TASTY RECIPES ~ The Southern Sazarac
Branded around the 1850s as the United States’ first official cocktail (and currently the state of Louisiana’s official state cocktail!), the Sazerac has been said to be the “perfect metaphor for a Southern gentleman”. The defining feature is in its preparation, which includes two Old-Fashioned glasses.

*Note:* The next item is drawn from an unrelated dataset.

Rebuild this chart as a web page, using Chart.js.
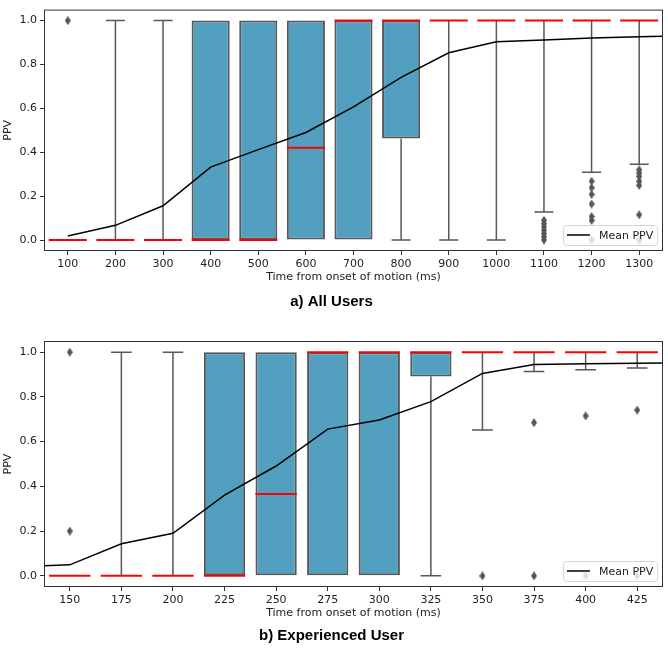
<!DOCTYPE html>
<html>
<head>
<meta charset="utf-8">
<title>PPV over time</title>
<script src="https://cdn.jsdelivr.net/npm/chart.js@4.4.1/dist/chart.umd.min.js"></script>
<style>
  html, body { margin: 0; padding: 0; background: #fff; }
  .panel { position: relative; width: 668px; height: 326px; }
</style>
</head>
<body>
<div class="panel"><canvas id="chartA" width="668" height="326"></canvas></div>
<div class="panel"><canvas id="chartB" width="668" height="326"></canvas></div>
<script>
// ---- a) All Users ----
const timesA = [100, 200, 300, 400, 500, 600, 700, 800, 900, 1000, 1100, 1200, 1300];
const q1A    = [0, 0, 0, 0, 0, 0, 0, 0.463, 1, 1, 1, 1, 1];
const medA   = [0, 0, 0, 0, 0, 0.42, 1, 1, 1, 1, 1, 1, 1];
const q3A    = [0, 0, 0, 1, 1, 1, 1, 1, 1, 1, 1, 1, 1];
const loA    = [0, 0, 0, 0, 0, 0, 0, 0, 0, 0, 0.128, 0.309, 0.345];
const hiA    = [0, 1, 1, 1, 1, 1, 1, 1, 1, 1, 1, 1, 1];
const fliersA = [[1.0], [], [], [], [], [], [], [], [], [],
  [0, 0.015, 0.03, 0.045, 0.06, 0.075, 0.09],
  [0, 0.089, 0.107, 0.164, 0.208, 0.238, 0.268],
  [0, 0.115, 0.249, 0.268, 0.29, 0.305, 0.32]];
// mean line runs one step past the last box
const meanTimesA = [100, 200, 300, 400, 500, 600, 700, 800, 900, 1000, 1100, 1200, 1300, 1400];
const meanA      = [0.018, 0.067, 0.156, 0.332, 0.412, 0.49, 0.607, 0.741, 0.853, 0.903, 0.912, 0.921, 0.926, 0.932];

// ---- b) Experienced User ----
const timesB = [150, 175, 200, 225, 250, 275, 300, 325, 350, 375, 400, 425];
const q1B    = [0, 0, 0, 0, 0, 0, 0, 0.891, 1, 1, 1, 1];
const medB   = [0, 0, 0, 0, 0.366, 1, 1, 1, 1, 1, 1, 1];
const q3B    = [0, 0, 0, 1, 1, 1, 1, 1, 1, 1, 1, 1];
const loB    = [0, 0, 0, 0, 0, 0, 0, 0, 0.652, 0.914, 0.922, 0.929];
const hiB    = [0, 1, 1, 1, 1, 1, 1, 1, 1, 1, 1, 1];
const fliersB = [[1.0, 0.2], [], [], [], [], [], [], [], [0], [0, 0.685], [0, 0.715], [0, 0.741]];
// mean line starts one step before the first box and ends one after the last
const meanTimesB = [125, 150, 175, 200, 225, 250, 275, 300, 325, 350, 375, 400, 425, 450];
const meanB      = [0.041, 0.049, 0.143, 0.19, 0.361, 0.491, 0.656, 0.697, 0.779, 0.905, 0.945, 0.948, 0.951, 0.953];

const yTicks = [0, 0.2, 0.4, 0.6, 0.8, 1.0];

const BOX_COLOR = '#529fbf';
const EDGE = '#575757';
const TICK_FONT = { family: 'DejaVu Sans', size: 11 };

// thin diamond used for the outliers
function makeDiamond() {
    const c = document.createElement('canvas');
    c.width = 6;
    c.height = 9;
    const g = c.getContext('2d');
    g.fillStyle = '#555';
    g.beginPath();
    g.moveTo(3, 0);
    g.lineTo(6, 4.5);
    g.lineTo(3, 9);
    g.lineTo(0, 4.5);
    g.closePath();
    g.fill();
    return c;
}
const diamond = makeDiamond();

// turn a list of [x1,y1,x2,y2] pieces into one gapped line
function segs(list) {
    const out = [];
    list.forEach(s => {
        out.push({ x: s[0], y: s[1] }, { x: s[2], y: s[3] }, { x: s[2], y: null });
    });
    return out;
}

const frameAndLegend = {
    id: 'frameAndLegend',
    afterDatasetsDraw(chart) {
        const { ctx, chartArea: a } = chart;
        ctx.save();
        // axes box
        ctx.strokeStyle = '#333';
        ctx.lineWidth = 1;
        ctx.strokeRect(a.left + 0.5, a.top + 0.5, a.right - a.left - 1, a.bottom - a.top - 1);
        // legend, bottom right
        const ds = chart.data.datasets.find(d => d.isMean);
        const w = 94, h = 20;
        const x = a.right - 6 - w, y = a.bottom - 6 - h;
        ctx.beginPath();
        ctx.roundRect(x + 0.5, y + 0.5, w, h, 3);
        ctx.fillStyle = 'rgba(255,255,255,0.8)';
        ctx.fill();
        ctx.strokeStyle = '#d5d5d5';
        ctx.stroke();
        ctx.beginPath();
        ctx.moveTo(x + 4, y + h / 2);
        ctx.lineTo(x + 27, y + h / 2);
        ctx.strokeStyle = '#000';
        ctx.lineWidth = 1.5;
        ctx.stroke();
        ctx.font = '11px "DejaVu Sans"';
        ctx.fillStyle = '#222';
        ctx.textBaseline = 'middle';
        ctx.fillText(ds.label, x + 36, y + h / 2 + 1);
        ctx.restore();
    }
};

function makeChart(id, p) {
    const step = p.times[1] - p.times[0];
    const half = 0.4 * step, cap = 0.2 * step;

    const boxes = [];
    const whiskers = [];
    const medians = [];
    const fliers = [];
    p.times.forEach((t, i) => {
        if (p.q3[i] > p.q1[i]) boxes.push({ x: t, y: [p.q1[i], p.q3[i]] });
        if (p.lo[i] < p.q1[i]) {
            whiskers.push([t, p.lo[i], t, p.q1[i]]);
            whiskers.push([t - cap, p.lo[i], t + cap, p.lo[i]]);
        }
        if (p.hi[i] > p.q3[i]) {
            whiskers.push([t, p.q3[i], t, p.hi[i]]);
            whiskers.push([t - cap, p.hi[i], t + cap, p.hi[i]]);
        }
        medians.push([t - half, p.med[i], t + half, p.med[i]]);
        p.fliers[i].forEach(v => fliers.push({ x: t, y: v }));
    });

    return new Chart(document.getElementById(id), {
        type: 'bar',
        data: {
            datasets: [
                {
                    type: 'line', label: 'Mean PPV', isMean: true, order: 0,
                    data: p.meanTimes.map((t, i) => ({ x: t, y: p.mean[i] })),
                    borderColor: '#000', borderWidth: 1.5, pointRadius: 0, tension: 0
                },
                {
                    type: 'line', label: 'median', order: 1,
                    data: segs(medians), borderColor: '#ff0000', borderWidth: 2,
                    pointRadius: 0, spanGaps: false
                },
                {
                    type: 'line', label: 'outliers', order: 2,
                    data: fliers, showLine: false, pointStyle: diamond, pointRadius: 4
                },
                {
                    type: 'bar', label: 'box', order: 3,
                    data: boxes, backgroundColor: BOX_COLOR, borderColor: EDGE,
                    borderWidth: 2, borderSkipped: false,
                    barPercentage: 1, categoryPercentage: 0.8
                },
                {
                    type: 'line', label: 'whiskers', order: 4,
                    data: segs(whiskers), borderColor: EDGE, borderWidth: 1.5,
                    pointRadius: 0, spanGaps: false
                }
            ]
        },
        options: {
            responsive: false,
            animation: false,
            devicePixelRatio: 1,
            layout: { padding: { top: p.padTop, right: 5, left: 0, bottom: 0 } },
            plugins: {
                legend: { display: false },
                tooltip: { enabled: false },
                title: {
                    display: true, position: 'bottom', text: p.title, color: '#000',
                    font: { family: 'Liberation Sans', size: 15, weight: 'bold' },
                    padding: p.titlePad
                }
            },
            scales: {
                x: {
                    type: 'linear', offset: false,
                    min: p.times[0] - step / 2, max: p.times[p.times.length - 1] + step / 2,
                    afterBuildTicks: s => { s.ticks = p.times.map(v => ({ value: v })); },
                    afterFit: s => { s.height = 33; },
                    ticks: {
                        callback: v => String(v), autoSkip: false, maxRotation: 0,
                        font: TICK_FONT, color: '#222', padding: 3
                    },
                    grid: { drawOnChartArea: false, drawTicks: true, tickLength: 4, color: '#333', offset: false },
                    border: { display: false },
                    title: {
                        display: true, text: 'Time from onset of motion (ms)',
                        font: TICK_FONT, color: '#222', padding: { top: 0, bottom: 0 }
                    }
                },
                y: {
                    min: -0.05, max: 1.05,
                    afterBuildTicks: s => { s.ticks = yTicks.map(v => ({ value: v })); },
                    afterFit: s => { s.width = 44; },
                    ticks: { callback: v => v.toFixed(1), font: TICK_FONT, color: '#222', padding: 3 },
                    grid: { drawOnChartArea: false, drawTicks: true, tickLength: 4, color: '#333' },
                    border: { display: false },
                    title: {
                        display: true, text: 'PPV', font: TICK_FONT, color: '#222',
                        padding: { top: 2, bottom: 0 }
                    }
                }
            }
        },
        plugins: [frameAndLegend]
    });
}

makeChart('chartA', {
    times: timesA, q1: q1A, med: medA, q3: q3A, lo: loA, hi: hiA, fliers: fliersA,
    meanTimes: meanTimesA, mean: meanA, title: 'a) All Users',
    padTop: 5, titlePad: { top: 9, bottom: 15 }
});

makeChart('chartB', {
    times: timesB, q1: q1B, med: medB, q3: q3B, lo: loB, hi: hiB, fliers: fliersB,
    meanTimes: meanTimesB, mean: meanB, title: 'b) Experienced User',
    padTop: 15, titlePad: { top: 7, bottom: 7 }
});
</script>
</body>
</html>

Legend has it that a New Orleans bar owner sold his business, The Merchants Exchange Coffee House, to become a spirits importer and he began to import a brand of cognac named Sazerac-de-Forge et Fils. The new owner changed the name of the bar to The Sazerac Coffee House and it is said he began serving the “Sazerac Cocktail”, made with the imported Sazerac cognac and allegedly with a proprietary mix of aromatic bitters created in the 1830s by local apothecary, Antoine Amedie Peychaud from an old family recipe.
Enjoy our spin on this classic cocktail! Cheers, y’all!
What you’ll need:
3 ounces of Southern Star Standard High Rye Bourbon Whiskey
1 sugar cube or 1 teaspoon of simple syrup
3 dashes of Peychaud’s Bitters
1/4 ounce pastis, Pernod or Herbsaint (or Absinthe)
Pack an Old-Fashioned glass with ice to chill. In a second Old-Fashioned glass place a sugar cube and add 3 dashes of Peychaud’s Bitters to it, then crush the sugar cube or add the teaspoon of simple syrup. Add the 3 ounces of Southern Star High Rye Bourbon Whiskey to the Peychaud’s Bitters and sugar. Empty the ice from the first glass and coat the glass with the anisette (pastis, Pernod or Herbsaint ~ although Absinthe was absent from the market from 1912 to 2007, you can also use it if you prefer the original recipe) and discard the remaining amount. Empty the bourbon whiskey, bitters and sugar mixture from the second glass into the first glass and garnish with lemon peel. Enjoy!